Miller flinched violently, holding his shaking hands up in front of his face like a shield. "Alpha, please! You gave your word! You gave me your word you wouldn't kill me!"
Fennigan's jaw locked. His glowing silver eyes burned with lethal restraint. The rat was right. An Alpha's vow was absolute, bound by the ancient laws of their kind. To break it was to dishonor his own wolf.
But a Beta had no such restrictions.
The heavy, metallic clack of a slide racking back cut sharply through Miller's pathetic sobs.
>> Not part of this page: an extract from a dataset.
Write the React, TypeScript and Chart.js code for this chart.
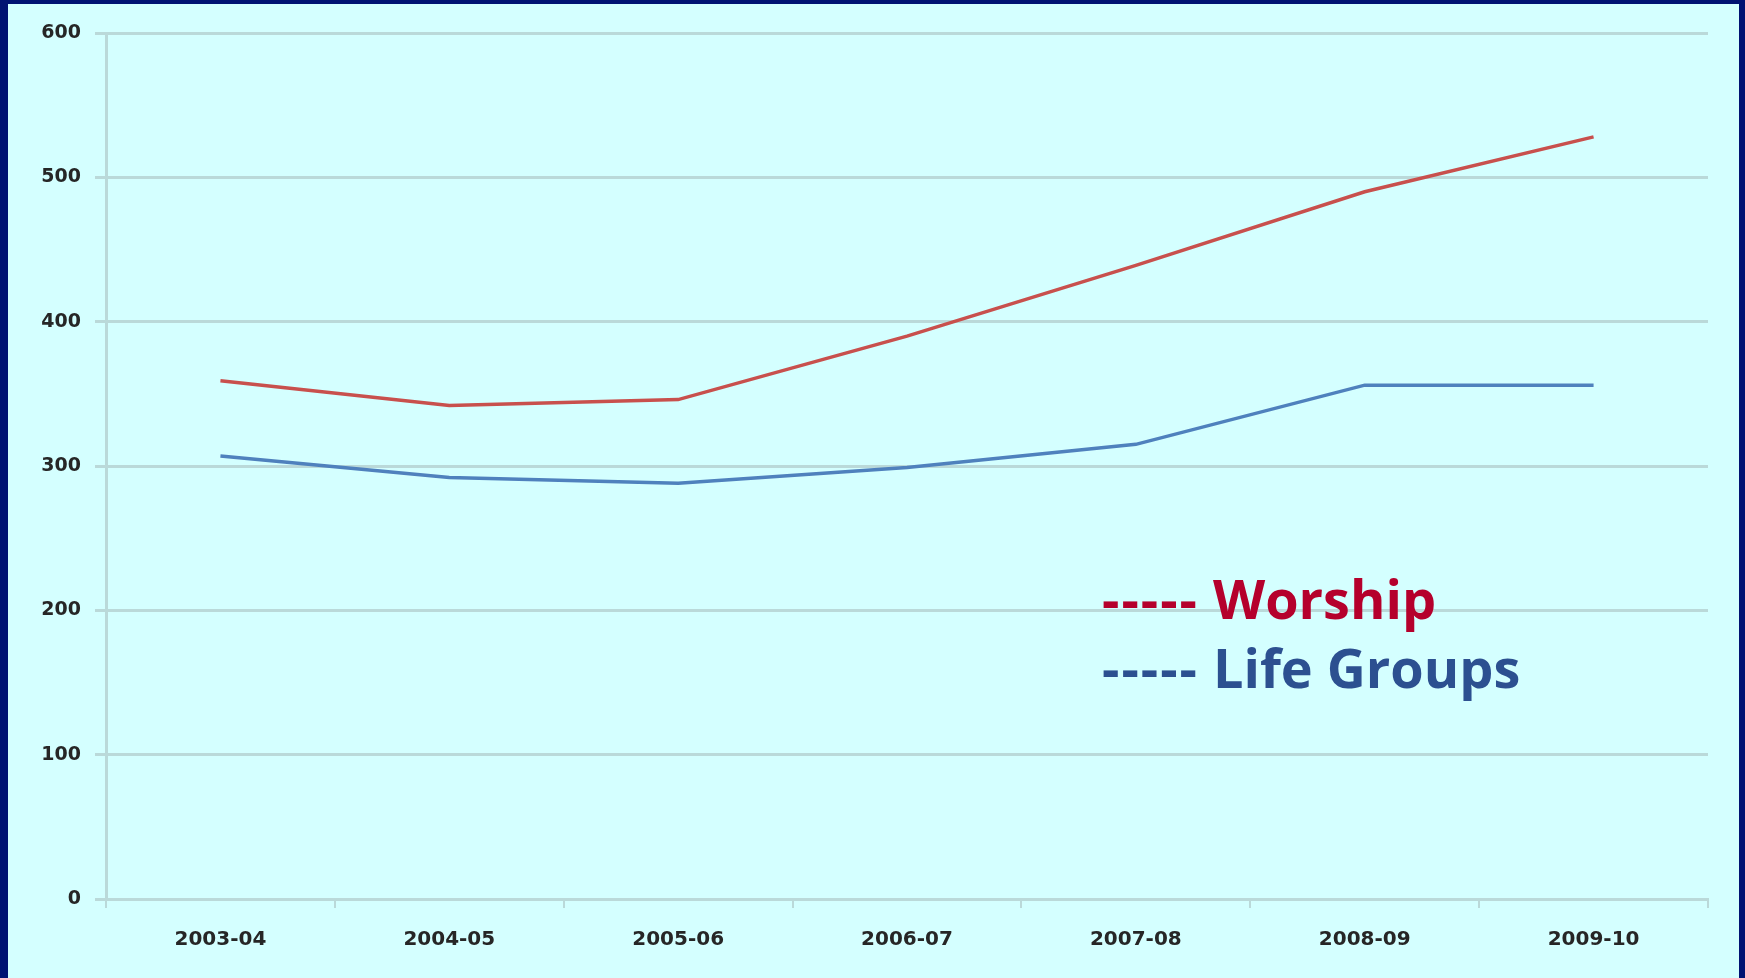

Before Miller could utter another single syllable, Jax raised his own sidearm and pulled the trigger.
BANG.
The tech expert’s eyes went wide for a fraction of a second before he crumpled to the cold rock floor, instantly dead before his body even fully registered the shot.
Jax slowly lowered his gun. His massive chest heaved, his silver eyes completely devoid of mercy as he stared down at the traitor's bleeding body.
"But I never gave mine," Jax stated flatly, his voice a smooth, lethal drawl.
Fennigan didn't blink. He didn't offer a single word of reprimand to his brother. The Alpha simply holstered his weapon, turned his back on the corpse, and stepped over the puddle of silver goo.
"Grab the ledgers," Fennigan ordered.
For the next two grueling hours, the brothers worked in heavy, exhausted silence. The sheer volume of Damon's madness was staggering, but they couldn't afford to leave a single page behind.
Jax and Fennigan hauled armfuls of thick leather journals, genetic blueprints, and heavy steel lockboxes out of the Vault, stacking them meticulously in the damp dirt of the raw tunnel outside the titanium door. They completely stripped the filing cabinets bare. Every single invoice, every twisted medical note, and every piece of paper linking Damon to Vane, the High Council, and the butchery of innocent pups was secured.
Finally, Jax dropped the last stack of manila folders onto the pile in the hallway. He wiped his soot-stained, sweat-slicked brow with the back of his forearm and turned to look back inside the Vault.
The nightmare cathedral was finally empty of its secrets, but the physical horrors remained.
The petri dishes holding Elana and Ginny's tissues still sat on the bloody table. The pulsing elemental bone remained clamped in the iron vice, crackling with blue electricity. Miller's body lay near the door, and the dead, mutated clone heart rotted on the floor amidst the pooling silver goo.
"We have everything we need to hang the Council," Jax rasped, his voice raw from the physical and emotional exhaustion of the night. "Now we just have to figure out how to wipe this room off the face of the earth."
Fennigan crossed his massive arms, his boots resting on the threshold of the titanium door. "Standard explosives won't do it. Miller said Vane designed the wards himself. Magical barriers will just absorb the blast, and this titanium core is built to withstand a literal cave-in."